「仮面ライダー鎧武」(終)

もう新シリーズ「ドライブ」も10話になろうという頃なので、簡単に。

やはり、僕にとっては最初から最後まで乗り切れないシリーズでした。致命的だったのは、脚本と演出が最後まで噛み合なかったこと(どちらかが優れているのに、という意味ではない)。

例えば、主人公たちが日頃何で生計を立てているのか、とか、この人たちの職業なんなんだよとか、そういう設定面の詰めが甘いから、主人公たちの境遇が説得力を持たない。どいつもこいつも裕福そうだし、綺麗な服着てるし、底辺の人たち感はずっとない。そんで背景もテキトーだ。
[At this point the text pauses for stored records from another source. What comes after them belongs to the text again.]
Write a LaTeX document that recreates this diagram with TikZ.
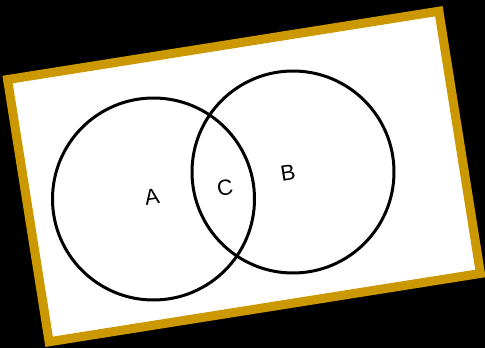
\documentclass[tikz,border=0pt]{standalone}
\usepackage{fontspec}
\setmainfont{Liberation Sans}
\definecolor{frame}{RGB}{204,152,0}
\begin{document}
\begin{tikzpicture}[x=1pt, y=-1pt,
    venn/.style={circle, draw, line width=3pt, minimum size=202pt, inner sep=0pt},
    tag/.style={font=\fontsize{22}{26}\selectfont, inner sep=0pt, rotate=9}]
    \fill[black] (0,0) rectangle (485,348);
    \node[draw=frame, fill=white, line width=9pt, minimum width=436.7pt, minimum height=265.5pt, inner sep=0pt, rotate=9] (card) at (244,176.5) {};
    \node[venn] (setA) at (153.5,199) {};
    \node[venn] (setB) at (293,172) {};
    \node[tag] (labA) at (152,197) {A};
    \node[tag] (labC) at (225,188) {C};
    \node[tag] (labB) at (288,173) {B};
\end{tikzpicture}
\end{document}
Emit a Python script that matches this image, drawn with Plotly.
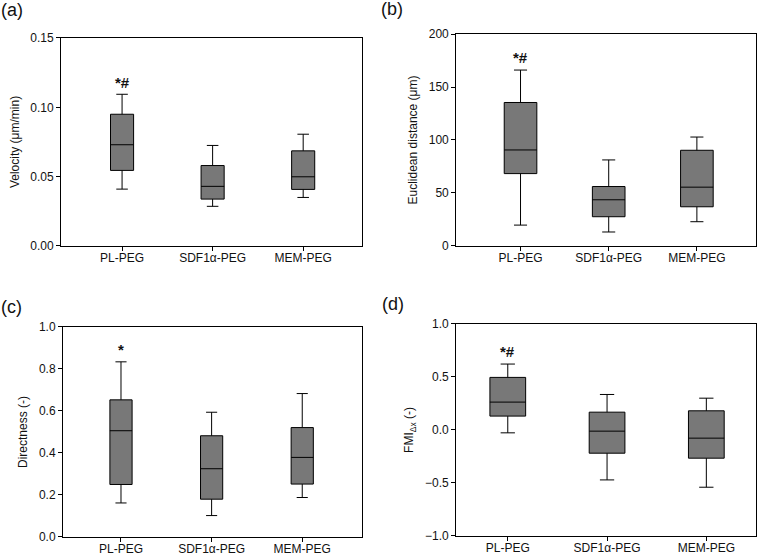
import plotly.graph_objects as go

categories = ["PL-PEG", "SDF1α-PEG", "MEM-PEG"]

# (a) Velocity
vel_low = [0.041, 0.0286, 0.035]
vel_q1 = [0.0545, 0.0338, 0.0408]
vel_med = [0.073, 0.043, 0.0499]
vel_q3 = [0.095, 0.058, 0.0686]
vel_high = [0.1094, 0.0725, 0.0806]

# (b) Euclidean distance
euc_low = [19.7, 13.2, 22.9]
euc_q1 = [68.3, 27.6, 37.0]
euc_med = [90.6, 43.6, 55.5]
euc_q3 = [135.4, 56.1, 90.3]
euc_high = [166.0, 81.2, 102.8]

# (c) Directness
dir_low = [0.162, 0.102, 0.188]
dir_q1 = [0.25, 0.18, 0.252]
dir_med = [0.506, 0.325, 0.379]
dir_q3 = [0.653, 0.482, 0.521]
dir_high = [0.834, 0.594, 0.683]

# (d) FMI
fmi_low = [-0.027, -0.471, -0.54]
fmi_q1 = [0.131, -0.219, -0.266]
fmi_med = [0.263, -0.011, -0.077]
fmi_q3 = [0.496, 0.168, 0.181]
fmi_high = [0.622, 0.335, 0.30]

sig_labels = ["*#", "*#", "*", "*#"]
sig_y = [0.118, 178, 0.895, 0.745]
panel_labels = ["(a)", "(b)", "(c)", "(d)"]
y_titles = ["Velocity (μm/min)", "Euclidean distance (μm)", "Directness (-)", "FMI<sub>Δx</sub> (-)"]

FONT = "Arial, Liberation Sans, sans-serif"
FILL = "#787878"

panels = [
    dict(low=vel_low, q1=vel_q1, med=vel_med, q3=vel_q3, high=vel_high,
         xd=[0.0804, 0.477], yd=[0.5576, 0.9317], xr=[-0.674, 2.65], yr=[0, 0.15],
         dtick=0.05, fmt=".2f", width=0.255, ww=0.5),
    dict(low=euc_low, q1=euc_q1, med=euc_med, q3=euc_q3, high=euc_high,
         xd=[0.601, 0.996], yd=[0.5576, 0.9388], xr=[-0.73, 2.67], yr=[0, 200],
         dtick=50, fmt="d", width=0.37, ww=0.4),
    dict(low=dir_low, q1=dir_q1, med=dir_med, q3=dir_q3, high=dir_high,
         xd=[0.083, 0.477], yd=[0.0342, 0.4119], xr=[-0.64, 2.66], yr=[0, 1.0],
         dtick=0.2, fmt=".1f", width=0.245, ww=0.5),
    dict(low=fmi_low, q1=fmi_q1, med=fmi_med, q3=fmi_q3, high=fmi_high,
         xd=[0.601, 0.996], yd=[0.036, 0.4173], xr=[-0.52, 2.5], yr=[-1.0, 1.0],
         dtick=0.5, fmt=".1f", width=0.36, ww=0.4),
]

fig = go.Figure()
layout = dict(
    width=759, height=556,
    margin=dict(l=0, r=0, t=0, b=0, autoexpand=False),
    paper_bgcolor="white", plot_bgcolor="white",
    showlegend=False,
    font=dict(family=FONT, size=12, color="#111"),
    annotations=[],
)

label_pos = [(-1, 10), (379, 9), (-1, 307), (380, 304)]

for i, p in enumerate(panels):
    n = "" if i == 0 else str(i + 1)
    xa = "x" + n
    ya = "y" + n
    fig.add_trace(go.Box(
        x=categories, q1=p["q1"], median=p["med"], q3=p["q3"],
        lowerfence=p["low"], upperfence=p["high"],
        xaxis=xa, yaxis=ya,
        fillcolor=FILL, line=dict(color="black", width=1),
        width=p["width"], whiskerwidth=p["ww"],
        boxpoints=False, hoverinfo="skip",
    ))
    layout["xaxis" + n] = dict(
        domain=p["xd"], anchor=ya, range=p["xr"], type="category",
        showline=True, mirror=True, linecolor="black", linewidth=1,
        ticks="outside", ticklen=4, tickcolor="black", showgrid=False,
        tickfont=dict(size=12, family=FONT, color="#111"), zeroline=False,
        automargin=False, ticklabelstandoff=-3,
    )
    layout["yaxis" + n] = dict(
        domain=p["yd"], anchor=xa, range=p["yr"], dtick=p["dtick"],
        tickformat=p["fmt"],
        showline=True, mirror=True, linecolor="black", linewidth=1,
        ticks="outside", ticklen=4, tickcolor="black", showgrid=False,
        zeroline=False, automargin=False,
        tickfont=dict(size=12, family=FONT, color="#111"),
        title=dict(text=y_titles[i], font=dict(size=12, family=FONT, color="#111"), standoff=8),
    )
    layout["annotations"].append(dict(
        x=categories[0], y=sig_y[i], xref=xa, yref=ya, text="<b>" + sig_labels[i] + "</b>",
        showarrow=False, font=dict(size=15, family=FONT, color="#111"),
        xanchor="center", yanchor="middle",
    ))
    lx, ly = label_pos[i]
    layout["annotations"].append(dict(
        x=lx / 759, y=1 - ly / 556, xref="paper", yref="paper", text=panel_labels[i],
        showarrow=False, font=dict(size=18, family=FONT, color="#111"),
        xanchor="left", yanchor="middle",
    ))

fig.update_layout(**layout)
fig.write_html(
    "out.html",
    config={"displayModeBar": False},
    post_script="document.body.style.margin='0';document.body.style.overflow='hidden';",
)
そんなダサイ張り紙でどうしてこんなに人が集まるんだ? このダサイ踊りのどこに憧れるんだ? このしょーもない人たちのどこに人生を観るんだ? つーか何が好きでやってるんだ? という部分が、言葉ばかりで「画」や「芝居」として成立してなかった。

これは偏に、「おなじみの場所でのおなじみのロケ」や、「特撮お馴染みの演出」が、もう通用しなくなって来てる証左だと思うのだが、「アキバレンジャー」とかの扱いを見るに、多分是正されることはないだろう。ただ、残念。
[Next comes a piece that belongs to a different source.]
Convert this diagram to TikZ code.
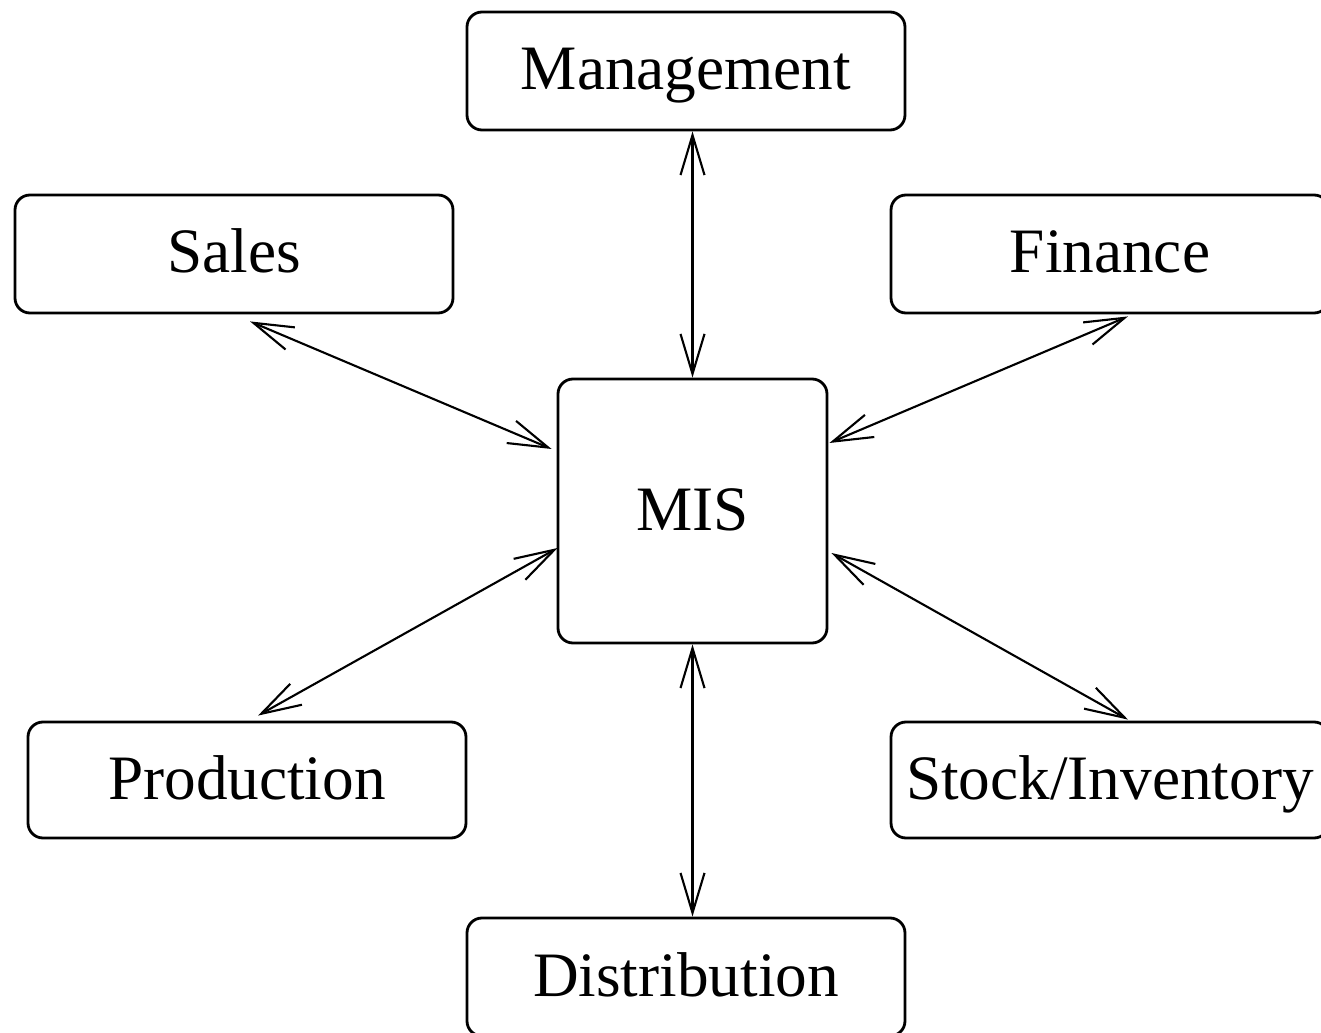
\documentclass[tikz,border=0pt]{standalone}
\usepackage{fontspec}
\setmainfont{Liberation Serif}
\usepackage{tikz}
\usetikzlibrary{arrows.meta}
\usetikzlibrary{calc}
\tikzset{box/.style = {draw, rounded corners = 1.5mm, line width = 0.8pt, inner sep = 0,
                       minimum width = 43.8mm, minimum height = 11.8mm,
                       text height = 5mm, text depth = 1.2mm,
                       font = \fontsize{18}{20}\selectfont}}
\tikzset{link/.style = {<->, >={Straight Barb[length = 4mm, width = 2.4mm]},
                        line width = 0.6pt}}

\begin{document}
\begin{tikzpicture}[x = 0.1mm, y = -0.1mm]
      \useasboundingbox (0, 0) rectangle (1321, 1033);

      \node (mis) at (692.5, 511) [box, minimum width = 26.9mm, minimum height = 26.4mm] {MIS};

      \node (mgmt) at (686, 71) [box] {Management};
      \node (sales) at (234, 254) [box] {Sales};
      \node (fin) at (1110, 254) [box] {Finance};
      \node (prod) at (247, 780) [box, minimum height = 11.6mm] {Production};
      \node (stock) at (1110, 780) [box, minimum height = 11.6mm] {Stock/Inventory};
      \node (dist) at (686, 977) [box] {Distribution};

      \draw [link] (mis.north |- mgmt.south) -- (mis.north);
      \draw [link] ($(sales.south)+(16, 7)$) -- ($(mis.west)+(-5, -62)$);
      \draw [link] ($(fin.south)+(18, 2)$) -- ($(mis.east)+(1, -68)$);
      \draw [link] ($(prod.north)+(11, -5)$) -- ($(mis.west)+(1, 37)$);
      \draw [link] ($(stock.north)+(18, -1)$) -- ($(mis.east)+(3, 42)$);
      \draw [link] (mis.south) -- (mis.south |- dist.north);
    \end{tikzpicture}
\end{document}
そういったベースの部分がデタラメな上に、展開されるのはずっと過去のシリーズの焼き直しばかりなのにも辟易した。その内ゲバ、何回見せられたと思ってるんだ? そもそも「鎧武」はずっと内ゲバで「外」=「世界」へのベクトルが全くと言っていいほどなかった。最終回の主人公たちの新天地としての意味しかない。正直、今のご時世にそんな閉鎖的な話かよ……という。

その終盤の展開も、なぁ……。別に「先が読める」=「面白くない」とは全く思わないけれど、それでももう「超人的な何者かの犠牲によって救われる世界」という了見の狭さが、先述した閉鎖的な世界観と相まって絶望的に面白くなかった。超人化した姿がヅラ丸出しでカッコ悪いし。だったら、「クウガ」のような後味の方がずっと世界に希望が持てる。演出面では序盤から表出していた「リアリティを持たせる努力の放棄」が、終盤には脚本にも現れて来た印象。
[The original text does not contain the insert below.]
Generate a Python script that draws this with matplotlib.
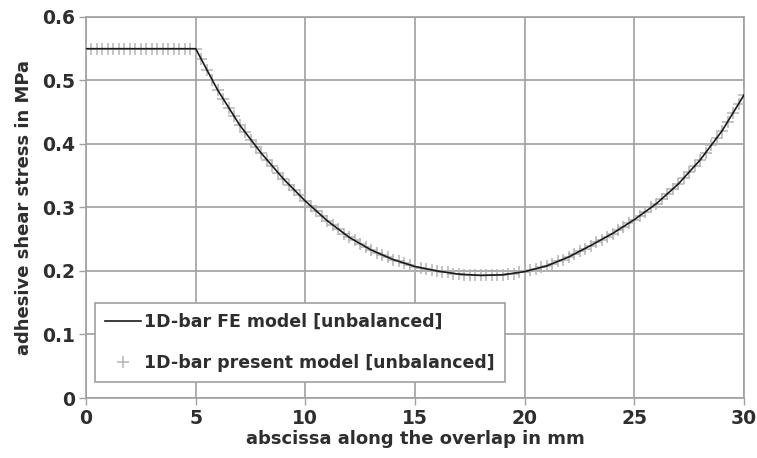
import numpy as np
import matplotlib
matplotlib.use("Agg")
import matplotlib.pyplot as plt

# FE model (line), read at 1 mm steps
x_fe = np.arange(0, 31, 1)
tau_fe = [0.55, 0.55, 0.55, 0.55, 0.55, 0.55,
          0.485, 0.430, 0.385, 0.345, 0.310,
          0.279, 0.253, 0.233, 0.218, 0.207,
          0.200, 0.195, 0.193, 0.194, 0.199,
          0.208, 0.222, 0.240, 0.259, 0.281,
          0.306, 0.337, 0.375, 0.421, 0.4775]

# present model (markers), read at 0.25 mm steps
x_pm = np.arange(0, 30.001, 0.25)
tau_pm = [0.55, 0.55, 0.55, 0.55, 0.55, 0.55, 0.55, 0.55, 0.55, 0.55,
          0.55, 0.55, 0.55, 0.55, 0.55, 0.55, 0.55, 0.55, 0.55, 0.55, 0.55,
          0.533, 0.517, 0.501, 0.485,
          0.471, 0.457, 0.444, 0.430,
          0.419, 0.407, 0.396, 0.385,
          0.375, 0.365, 0.355, 0.345,
          0.336, 0.327, 0.319, 0.310,
          0.302, 0.294, 0.287, 0.279,
          0.272, 0.266, 0.259, 0.253,
          0.248, 0.243, 0.238, 0.233,
          0.229, 0.225, 0.222, 0.218,
          0.215, 0.212, 0.210, 0.207,
          0.205, 0.203, 0.202, 0.200,
          0.199, 0.198, 0.196, 0.195,
          0.194, 0.194, 0.193, 0.193,
          0.193, 0.193, 0.193, 0.194,
          0.195, 0.196, 0.198, 0.199,
          0.201, 0.203, 0.206, 0.208,
          0.211, 0.215, 0.218, 0.222,
          0.226, 0.231, 0.235, 0.240,
          0.245, 0.249, 0.254, 0.259,
          0.264, 0.270, 0.275, 0.281,
          0.287, 0.293, 0.300, 0.306,
          0.314, 0.321, 0.329, 0.337,
          0.346, 0.356, 0.365, 0.375,
          0.386, 0.398, 0.409, 0.421,
          0.435, 0.449, 0.463, 0.4775]

plt.rcParams['font.family'] = ['DejaVu Sans']
plt.rcParams['font.weight'] = 'bold'

fig = plt.figure(figsize=(7.57, 4.58), dpi=100)
ax = fig.add_axes([0.1136, 0.131, 0.8694, 0.832])

gridc = '#a0a0a0'
txtc = '#2e2e2e'
ax.plot(x_pm, tau_pm, linestyle='none', marker='+', markersize=8, markeredgewidth=1.1,
        color='#b4b4b4', label='1D-bar present model [unbalanced]', zorder=3)
ax.plot(x_fe, tau_fe, color='#1a1a1a', linewidth=1.2,
        label='1D-bar FE model [unbalanced]', zorder=4)

ax.set_xlim(0, 30)
ax.set_ylim(0, 0.6)
ax.set_xticks([0, 5, 10, 15, 20, 25, 30])
ax.set_yticks([0, 0.1, 0.2, 0.3, 0.4, 0.5, 0.6])
ax.set_yticklabels(['0', '0.1', '0.2', '0.3', '0.4', '0.5', '0.6'])
ax.grid(True, color=gridc, linewidth=1.2)
for s in ax.spines.values():
    s.set_color(gridc)
    s.set_linewidth(1.2)
ax.tick_params(labelcolor=txtc, labelsize=13.5, length=5, width=1.0,
               direction='out', pad=3, color=gridc)
for lab in ax.get_xticklabels() + ax.get_yticklabels():
    lab.set_fontweight('bold')

ax.set_xlabel('abscissa along the overlap in mm', fontsize=13, fontweight='bold',
              color=txtc, labelpad=1)
ax.set_ylabel('adhesive shear stress in MPa', fontsize=13, fontweight='bold',
              color=txtc, labelpad=6)

h, l = ax.get_legend_handles_labels()
leg = ax.legend([h[1], h[0]], [l[1], l[0]], loc='lower left', bbox_to_anchor=(0.013, 0.042),
                borderaxespad=0, fancybox=False, framealpha=1, edgecolor=gridc,
                prop={'size': 12.5, 'weight': 'bold'}, handlelength=2.1, handletextpad=0.15,
                labelspacing=1.3, borderpad=0.6)
leg.get_frame().set_linewidth(1.2)
for t in leg.get_texts():
    t.set_color(txtc)

fig.savefig('out.png', dpi=100)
ハリウッド製のヒーローが、あの手この手で新たな「ヒーロー」を創造している中(全てが成功してるとは言わないけど)、国産ヒーローの雄はまだこんなところでチマチマやるのか……と、ちょっと絶望感が強かったシリーズでした。

良い年していつまでも特撮なんか見てる大人なんか対象外なのかも知れないけど、それでも好事家としては、何らかの革命が起こって欲しいと、毎年どこかで思ってしまうのです。それは「バイクが車になりました」なんて瑣末なことではなく、ね(ドライブは今のところそれなりに面白いですけど)。